The next year, he was moved to a hospital for the criminally insane in Waymart, Pennsylvania. He tried to kill another prisoner there. In 1996, he died from a seizure. Schreiber got her bestseller.
Among the items she included were potential influences from Kallinger’s childhood. According to her, his adoptive parents were cold and strict. At one time (by his self-serving account), they took him for a hernia operation and told him that the doctor had also fixed his penis so it would never get hard. This gave him a complex about his size. Without evid
ence to corroborate what Kallinger told her, Schreiber concluded that his parents had symbolically “castrated” his ability to grow up normally. This is what use a knife for his murders. (Remember, she was an English teacher.) Her analysis of his penis-fixation as a result of this ordeal is extensive, but essentially, she says, the knife transformed him from victim to victimizer.

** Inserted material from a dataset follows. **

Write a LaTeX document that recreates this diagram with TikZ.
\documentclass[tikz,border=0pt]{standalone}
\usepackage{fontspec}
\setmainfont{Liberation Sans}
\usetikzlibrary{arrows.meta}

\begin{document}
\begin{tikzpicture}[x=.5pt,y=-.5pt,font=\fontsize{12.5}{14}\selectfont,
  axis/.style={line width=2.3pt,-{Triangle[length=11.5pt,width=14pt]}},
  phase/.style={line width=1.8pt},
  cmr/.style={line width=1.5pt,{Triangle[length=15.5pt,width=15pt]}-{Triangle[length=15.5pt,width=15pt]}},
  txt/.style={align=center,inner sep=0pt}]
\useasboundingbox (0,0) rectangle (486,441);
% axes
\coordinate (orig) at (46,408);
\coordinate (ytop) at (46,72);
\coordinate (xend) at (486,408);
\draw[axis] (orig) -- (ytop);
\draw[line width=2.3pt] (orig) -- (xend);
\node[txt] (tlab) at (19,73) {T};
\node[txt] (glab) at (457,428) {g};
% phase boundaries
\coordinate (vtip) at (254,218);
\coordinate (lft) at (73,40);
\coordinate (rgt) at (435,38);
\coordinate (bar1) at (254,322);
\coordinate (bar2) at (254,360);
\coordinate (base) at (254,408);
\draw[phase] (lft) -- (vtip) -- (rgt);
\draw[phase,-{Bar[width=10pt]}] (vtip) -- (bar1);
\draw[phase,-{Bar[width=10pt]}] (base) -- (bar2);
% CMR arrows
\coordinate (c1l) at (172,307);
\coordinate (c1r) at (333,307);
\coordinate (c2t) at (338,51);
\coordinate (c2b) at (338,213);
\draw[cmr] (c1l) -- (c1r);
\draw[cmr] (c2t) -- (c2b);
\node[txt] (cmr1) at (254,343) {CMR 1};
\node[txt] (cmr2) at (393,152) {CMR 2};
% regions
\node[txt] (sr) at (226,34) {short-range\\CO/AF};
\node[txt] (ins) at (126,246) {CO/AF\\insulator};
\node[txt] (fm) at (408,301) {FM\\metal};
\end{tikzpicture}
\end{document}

His first marriage was bad as well, as his wife refused to take responsibility for their two children. Kallinger learned that holding a knife in his hand would help him achieve an erection for masturbation. He claimed that since the age of 15 he had hallucinations of God and the devil, and that these were responsible for the fires he’d set to burn down his building. (Schreiber ignores the fact that he gained quite a bit of money from insurance payouts.)
He detailed for Schreiber a long and complex history of hallucinations---which no one else had ever seemed to know about. By the winter of 1973-4, Kallinger believed he had a mandate to destroy mankind. He was supposed to kill everyone with a butcher knife, and he enlisted Michael as an accomplice. They would ride the bus to unfamiliar towns break into houses. Supposedly they successfully robbed dozens of homes throughout New Jersey and eastern Pennsylvania, although Schreiber fails to link a single incident to a police report.
Regarding the third alleged murder, one day in July 1974, says Kallinger, he spotted Joe Collazo on Fifth Street in Philadelphia. Kallinger and Michael took the ten-year-old to an isolated area in an abandoned factory, snipped off his penis, shoved shears into his rectum, and killed him. If Schreiber had bothered to read the newspaper reports, she would have discovered that Kallinger’s facts were inconsistent with the actual findings.
Kallinger told her that he and Michael had also killed Joey. She wrote that the jury had accepted what the prosecutor’s team of experts had said merely because there were more of them than on the defense. She did not seem to understand that psychosis is not equivalent to legal insanity. Even in his confessions, Kallinger seems to know that what he did was wrong. Thus, he was sane.